Plus que jamais, les inventeurs de formes chers à l’auteur sont abondamment convoqués, afin qu’ils collaborent au mouvement général porteur de vie et l’aident du même coup à se maintenir « au front » : « […] j’aime la sculpture comme j’aime l’écriture, et plus je suis ému par la grande poésie qui m’a formé, plus je tente de m’expliquer cette émotion, et plus je me sens proche de la guerre en Ukraine » (p. 109-110).

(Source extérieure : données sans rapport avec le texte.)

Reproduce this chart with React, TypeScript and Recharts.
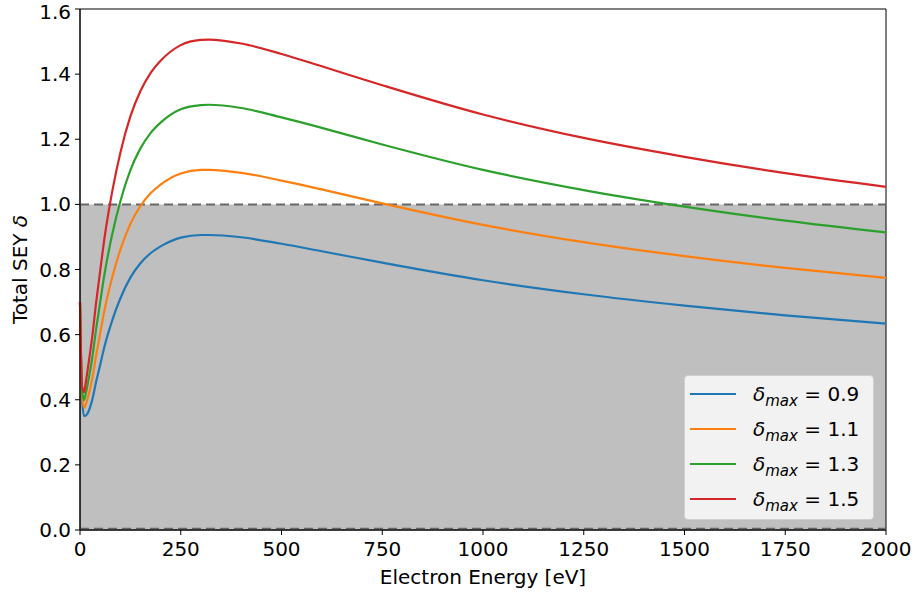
import { LineChart, Line, XAxis, YAxis, ReferenceArea, ReferenceLine } from 'recharts'

// Primary electron energy [eV]
const energy = [0, 5, 10, 15, 20, 30, 40, 50, 60, 80, 100, 125, 150, 175, 200, 250, 300, 320, 400, 500, 600, 750, 1000, 1250, 1500, 1750, 2000]

// Total SEY for each delta_max
const sey09 = [0.70, 0.406, 0.350, 0.352, 0.361, 0.398, 0.455, 0.507, 0.560, 0.644, 0.711, 0.775, 0.819, 0.850, 0.871, 0.898, 0.906, 0.906, 0.899, 0.879, 0.856, 0.821, 0.767, 0.724, 0.689, 0.659, 0.634]
const sey11 = [0.70, 0.418, 0.375, 0.388, 0.408, 0.462, 0.536, 0.603, 0.670, 0.776, 0.860, 0.940, 0.995, 1.034, 1.061, 1.095, 1.106, 1.106, 1.097, 1.073, 1.046, 1.003, 0.937, 0.884, 0.841, 0.805, 0.774]
const sey13 = [0.70, 0.431, 0.399, 0.423, 0.454, 0.526, 0.617, 0.699, 0.780, 0.908, 1.009, 1.105, 1.172, 1.219, 1.251, 1.292, 1.305, 1.306, 1.296, 1.267, 1.235, 1.184, 1.106, 1.044, 0.993, 0.950, 0.914]
const sey15 = [0.70, 0.443, 0.423, 0.459, 0.501, 0.590, 0.698, 0.795, 0.890, 1.040, 1.158, 1.270, 1.348, 1.403, 1.441, 1.489, 1.505, 1.506, 1.494, 1.462, 1.424, 1.366, 1.276, 1.204, 1.146, 1.096, 1.054]

const xTicks = [0, 250, 500, 750, 1000, 1250, 1500, 1750, 2000]
const yTicks = [0, 0.2, 0.4, 0.6, 0.8, 1.0, 1.2, 1.4, 1.6]

const series = [
  { key: 'd09', label: '0.9', color: '#1f77b4' },
  { key: 'd11', label: '1.1', color: '#ff7f0e' },
  { key: 'd13', label: '1.3', color: '#2ca02c' },
  { key: 'd15', label: '1.5', color: '#d62728' },
]

const data = energy.map((e, i) => ({
  energy: e,
  d09: sey09[i],
  d11: sey11[i],
  d13: sey13[i],
  d15: sey15[i],
}))

const FONT = '"DejaVu Sans", sans-serif'
const tickStyle = { fill: '#000', fontSize: 20, fontFamily: FONT }

function YTitle({ viewBox }: any) {
  const cx = 20
  const cy = viewBox.y + viewBox.height / 2
  return (
    <text
      x={cx}
      y={cy}
      transform={`rotate(-90 ${cx} ${cy})`}
      textAnchor="middle"
      dominantBaseline="central"
      fontSize={20}
      fontFamily={FONT}
      fill="#000"
    >
      Total SEY <tspan fontStyle="italic">δ</tspan>
    </text>
  )
}

function XTitle({ viewBox }: any) {
  const cx = viewBox.x + viewBox.width / 2
  return (
    <text x={cx} y={584} textAnchor="middle" fontSize={20} fontFamily={FONT} fill="#000">
      Electron Energy [eV]
    </text>
  )
}

// legend box sitting in the lower right corner of the plot
function SeyLegend() {
  return (
    <div
      style={{
        position: 'absolute',
        left: 684,
        top: 375,
        width: 190,
        height: 145,
        boxSizing: 'border-box',
        background: '#f2f2f2',
        border: '1px solid #d0d0d0',
        borderRadius: 4,
        fontFamily: FONT,
        fontSize: 20,
        color: '#000',
      }}
    >
      {series.map(s => (
        <div key={s.key} style={{ height: 35, display: 'flex', alignItems: 'center', position: 'relative' }}>
          <div style={{ position: 'absolute', left: 5, width: 46, height: 2, background: s.color }} />
          <div style={{ position: 'absolute', left: 68, whiteSpace: 'nowrap', lineHeight: '24px' }}>
            <i>δ</i>
            <sub style={{ fontSize: 15, fontStyle: 'italic', verticalAlign: '-0.3em', lineHeight: 0 }}>max</sub>
            <span> = {s.label}</span>
          </div>
        </div>
      ))}
    </div>
  )
}

export default function App() {
  return (
    <div style={{ position: 'absolute', left: 0, top: 0, width: 915, height: 593, background: '#fff' }}>
      <LineChart width={915} height={593} data={data} margin={{ top: 9, right: 29, left: 0, bottom: 0 }}>
        <XAxis
          dataKey="energy"
          type="number"
          domain={[0, 2000]}
          ticks={xTicks}
          height={63}
          stroke="#000"
          tickSize={5}
          tickMargin={7}
          tick={tickStyle}
          label={<XTitle />}
        />
        <YAxis
          type="number"
          domain={[0, 1.6]}
          ticks={yTicks}
          width={80}
          stroke="#000"
          tickSize={5}
          tickMargin={4}
          tick={tickStyle}
          tickFormatter={(v: number) => v.toFixed(1)}
          label={<YTitle />}
        />

        {/* shaded region below unity yield */}
        <ReferenceArea y1={0} y2={1} fill="#bfbfbf" fillOpacity={1} stroke="none" />
        <ReferenceLine y={1} stroke="#666" strokeWidth={2} strokeDasharray="9 5" />
        <ReferenceLine y={0.004} stroke="#666" strokeWidth={2} strokeDasharray="9 5" />

        {series.map(s => (
          <Line
            key={s.key}
            type="monotone"
            dataKey={s.key}
            stroke={s.color}
            strokeWidth={2.2}
            dot={false}
            isAnimationActive={false}
          />
        ))}

        {/* plot frame */}
        <ReferenceArea x1={0} x2={2000} y1={0} y2={1.6} fill="none" stroke="#000" strokeWidth={1} />
      </LineChart>
      <SeyLegend />
    </div>
  )
}
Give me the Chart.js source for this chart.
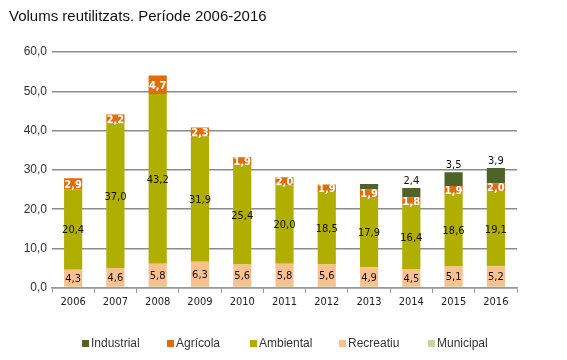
<!DOCTYPE html>
<html>
<head>
<meta charset="utf-8">
<script src="https://cdn.jsdelivr.net/npm/chart.js@4"></script>
<style>
  body { margin: 0; background: #fff; }
  #wrap { position: relative; width: 567px; height: 360px; }
  #title { position: absolute; left: 9px; top: 7px; font: 15px "Liberation Sans", Arial, sans-serif; color: #111; }
  .leg { position: absolute; top: 336px; font: 12px "Liberation Sans", Arial, sans-serif; color: #333; white-space: nowrap; }
  .leg i { display: inline-block; width: 7px; height: 7px; margin-right: 2px; vertical-align: 0px; }
</style>
</head>
<body>
<div id="wrap">
  <div id="title">Volums reutilitzats. Període 2006-2016</div>
  <canvas id="chart" width="567" height="360"></canvas>
</div>
<script>
const years = ["2006","2007","2008","2009","2010","2011","2012","2013","2014","2015","2016"];
const industrial = [0, 0, 0, 0, 0, 0, 0, 1.4, 2.4, 3.5, 3.9];
const agricola = [2.9, 2.2, 4.7, 2.3, 1.9, 2.0, 1.9, 1.9, 1.8, 1.9, 2.0];
const ambiental = [20.4, 37.0, 43.2, 31.9, 25.4, 20.0, 18.5, 17.9, 16.4, 18.6, 19.1];
const recreatiu = [4.3, 4.6, 5.8, 6.3, 5.6, 5.8, 5.6, 4.9, 4.5, 5.1, 5.2];
const municipal = [0.3, 0.3, 0.3, 0.3, 0.3, 0.3, 0.3, 0.3, 0.3, 0.3, 0.3];
const yTicks = [0, 10, 20, 30, 40, 50, 60];

const narrow = '"DejaVu Sans Condensed", "Liberation Sans Narrow", Arial, sans-serif';
const fmt = v => v.toFixed(1).replace(".", ",");

// labels drawn by hand (no datalabels plugin available)
const labelPlugin = {
  id: "segLabels",
  afterDatasetsDraw(chart) {
    const ctx = chart.ctx;
    ctx.save();
    ctx.textAlign = "center";
    ctx.textBaseline = "middle";
    chart.data.datasets.forEach((ds, i) => {
      if (!ds.showLabel) return;
      chart.getDatasetMeta(i).data.forEach((bar, j) => {
        const v = ds.data[j];
        if (!v) return;
        if (ds.label === "Industrial" && j < 8) return;
        let y = (bar.y + bar.base) / 2;
        if (ds.label === "Industrial") y = bar.y - 8;
        ctx.fillStyle = ds.labelColor;
        ctx.font = (ds.labelBold ? "bold " : "") + "11px " + narrow;
        ctx.fillText(fmt(v), bar.x, y + 1);
      });
    });
    ctx.restore();
  }
};

// stacked bottom -> top
const chart = new Chart(document.getElementById("chart"), {
  type: "bar",
  data: {
    labels: years,
    datasets: [
      { label: "Municipal", data: municipal, backgroundColor: "#c3d69b" },
      { label: "Recreatiu", data: recreatiu, backgroundColor: "#fac090", showLabel: true, labelColor: "#111" },
      { label: "Ambiental", data: ambiental, backgroundColor: "#b0ae00", showLabel: true, labelColor: "#111" },
      { label: "Agrícola", data: agricola, backgroundColor: "#e36c0a", showLabel: true, labelColor: "#fff", labelBold: true },
      { label: "Industrial", data: industrial, backgroundColor: "#4f6228", showLabel: true, labelColor: "#111" }
    ]
  },
  options: {
    responsive: false,
    animation: false,
    layout: { padding: { left: 0, right: 50, top: 52, bottom: 48 } },
    datasets: { bar: { barPercentage: 0.43, categoryPercentage: 1 } },
    scales: {
      x: {
        stacked: true,
        grid: { display: true, drawOnChartArea: false, offset: true, color: "#999", tickLength: 5 },
        border: { color: "#999", width: 1.5 },
        ticks: { color: "#222", font: { family: narrow, size: 11 }, padding: 3 }
      },
      y: {
        stacked: true,
        min: 0,
        max: 60,
        afterFit: s => { s.width = 52; },
        afterBuildTicks: s => { s.ticks = yTicks.map(v => ({ value: v })); },
        grid: { color: "#8c8c8c", lineWidth: 1.5, drawTicks: false },
        border: { display: false },
        ticks: { color: "#333", font: { family: '"Liberation Sans", Arial, sans-serif', size: 12 }, padding: 5, callback: v => fmt(v) }
      }
    },
    plugins: {
      legend: { display: false },
      tooltip: { enabled: false }
    }
  },
  plugins: [labelPlugin]
});

// legend in reference order (top of stack first)
const legX = [82, 167, 250, 339, 428];
chart.data.datasets.slice().reverse().forEach((ds, i) => {
  const el = document.createElement("div");
  el.className = "leg";
  el.style.left = legX[i] + "px";
  el.innerHTML = '<i style="background:' + ds.backgroundColor + '"></i>' + ds.label;
  document.getElementById("wrap").appendChild(el);
});
</script>
</body>
</html>
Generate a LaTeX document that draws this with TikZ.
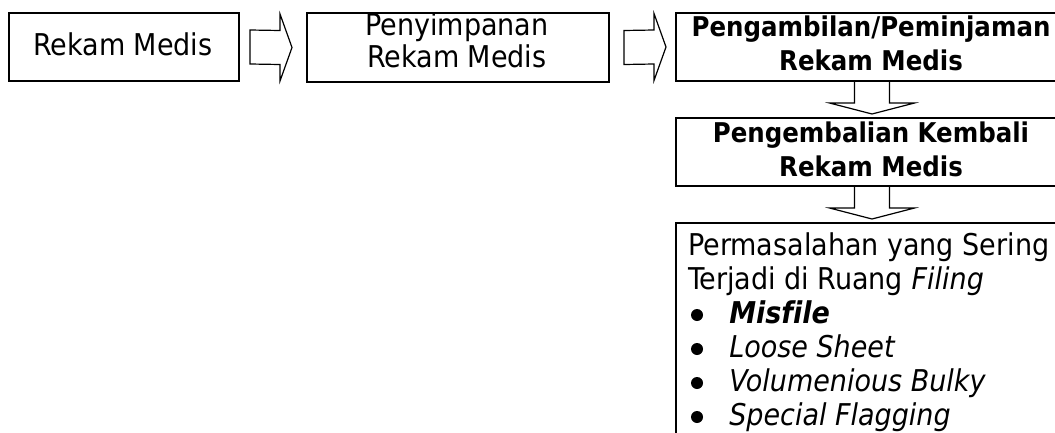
\documentclass[tikz,border=0pt]{standalone}
\usepackage{fontspec}
\setmainfont{DejaVu Sans Condensed}[
  Ligatures=CommonOff,
  BoldFont={DejaVu Sans Condensed Bold},
  ItalicFont={DejaVu Sans Condensed Oblique},
  BoldItalicFont={DejaVu Sans Condensed Bold Oblique}]
\usetikzlibrary{calc}
\begin{document}
\begin{tikzpicture}[x=0.75pt,y=-0.75pt,
  box/.style={draw, line width=1.5pt, inner sep=0pt, anchor=north west},
  blk/.style={draw, line width=0.9pt, line join=miter},
  txt/.style={anchor=base, inner sep=0pt, font=\fontsize{22.5pt}{26pt}\selectfont},
  btxt/.style={anchor=base, inner sep=0pt, font=\fontsize{20.4pt}{24pt}\selectfont\bfseries},
  ltxt/.style={anchor=base west, inner sep=0pt, font=\fontsize{22.5pt}{26pt}\selectfont},
  dot/.style={circle, fill, inner sep=0pt, minimum size=9pt}]
\useasboundingbox (0,0) rectangle (1055,432);
\clip (0,0) rectangle (1055,432);

% boxes
\node[box, minimum width=172.5pt, minimum height=51pt] (b1) at (8,12) {};
\node[box, minimum width=226.5pt, minimum height=51.75pt] (b2) at (306,12) {};
\node[box, minimum width=294pt, minimum height=51pt] (b3) at (675,12) {};
\node[box, minimum width=294pt, minimum height=51pt] (b4) at (675,117) {};
\node[box, minimum width=294pt, minimum height=195pt] (b5) at (675,222) {};

% texts
\node[txt] (t1) at (123,55) {Rekam Medis};
\node[txt] (t2a) at (457,35) {Penyimpanan};
\node[txt] (t2b) at (457,67) {Rekam Medis};
\node[btxt] (t3a) at (871,36) {Pengambilan/Peminjaman};
\node[btxt] (t3b) at (871,70) {Rekam Medis};
\node[btxt] (t4a) at (871,142) {Pengembalian Kembali};
\node[btxt] (t4b) at (871,176) {Rekam Medis};
\node[ltxt] (t5a) at (688,255) {Permasalahan yang Sering};
\node[ltxt] (t5b) at (688,289) {Terjadi di Ruang \textit{Filing}};
\node[dot] (u1) at (697,315) {};
\node[dot] (u2) at (697,349) {};
\node[dot] (u3) at (697,383) {};
\node[dot] (u4) at (697,417) {};
\node[ltxt] (i1) at (729,323) {\textbf{\textit{Misfile}}};
\node[ltxt] (i2) at (729,357) {\textit{Loose Sheet}};
\node[ltxt] (i3) at (729,391) {\textit{Volumenious Bulky}};
\node[ltxt] (i4) at (729,425) {\textit{Special Flagging}};

% right block arrows
\coordinate (r1s) at ($(b1.east)+(10,0)$);
\coordinate (r1t) at ($(b2.west)+(-14,0)$);
\draw[blk] ($(r1s)+(0,-17)$) -- ($(r1t)+(-12,-17)$) -- ($(r1t)+(-12,-33.5)$) -- (r1t)
  -- ($(r1t)+(-12,33.5)$) -- ($(r1t)+(-12,17)$) -- ($(r1s)+(0,17)$) -- cycle;
\coordinate (r2s) at ($(b2.east)+(14,0)$);
\coordinate (r2t) at ($(b3.west)+(-9,0)$);
\draw[blk] ($(r2s)+(0,-17)$) -- ($(r2t)+(-12,-17)$) -- ($(r2t)+(-12,-33.5)$) -- (r2t)
  -- ($(r2t)+(-12,33.5)$) -- ($(r2t)+(-12,17)$) -- ($(r2s)+(0,17)$) -- cycle;

% down block arrows
\coordinate (d1s) at (b3.south);
\coordinate (d1t) at ($(b4.north)+(0,-3)$);
\draw[blk] ($(d1s)+(-17.5,0)$) -- ($(d1t)+(-17.5,-11)$) -- ($(d1t)+(-42.5,-11)$) -- (d1t)
  -- ($(d1t)+(42.5,-11)$) -- ($(d1t)+(17.5,-11)$) -- ($(d1s)+(17.5,0)$);
\coordinate (d2s) at (b4.south);
\coordinate (d2t) at ($(b5.north)+(0,-3)$);
\draw[blk] ($(d2s)+(-17.5,0)$) -- ($(d2t)+(-17.5,-11)$) -- ($(d2t)+(-42.5,-11)$) -- (d2t)
  -- ($(d2t)+(42.5,-11)$) -- ($(d2t)+(17.5,-11)$) -- ($(d2s)+(17.5,0)$);
\end{tikzpicture}
\end{document}
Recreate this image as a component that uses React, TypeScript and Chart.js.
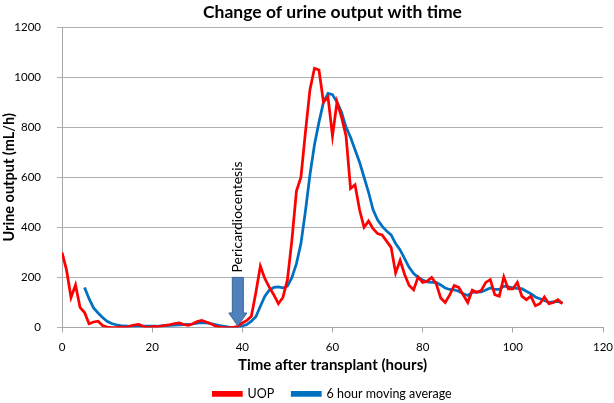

Écrivains, poètes, musiciens, peintres et sculpteurs, danseurs et chorégraphes, plus de soixante, de Dante à Proust et Kafka, de Rilke à George Oppen, de Bach et Beethoven à Chostakovitch et Billie Holiday, de Donatello à Maillol et Matisse, avec « George [Balanchine], Merce [Cunningham] et Pina [Bausch] » (p. 119), sont mentionnés, cités, incomparablement commentés, qui à leur tour entrent dans la bataille, tant celle des formes que celle de l’Ukraine : « “femmes de Maillol toutes ukrainiennes” » (p. 40).
Se confrontant à ces artistes novateurs, l’écrivain ne cesse, au fil de son texte, de s’interroger sur sa propre écriture, les conditions auxquelles elle peut espérer faire corps avec l’événement, ainsi que sur le genre que met en œuvre ce flirt avec elle si singulier : patchwork, agrégat, opéra, et même musique ou danse… Dans quelle mesure, en particulier, se demande-t-il à plusieurs reprises, ce livre ressortit-il au roman ? « j’essaye de comprendre ce que j’ai fait, de la littérature à coup sûr, mais quel genre. peut-être transgenre. Ça tient du script d’un film, un scénario timide, mais y prétendre est une insulte au cinéma. sans doute est-ce bien un montage […] » (ibid.). Il faut absolument lire la suite de ce développement dans le dernier « flirt avec elle », le 15, où Dominique Fourcade se livre, avec une humilité poignante, à un bilan du texte qui s’achève.
C’est à nous, ses lecteurs de toujours, d’affirmer que c’est un très grand texte.
* Dominique Fourcade, Outrance utterance et autres élégies, Paris, P.O.L, p. 9.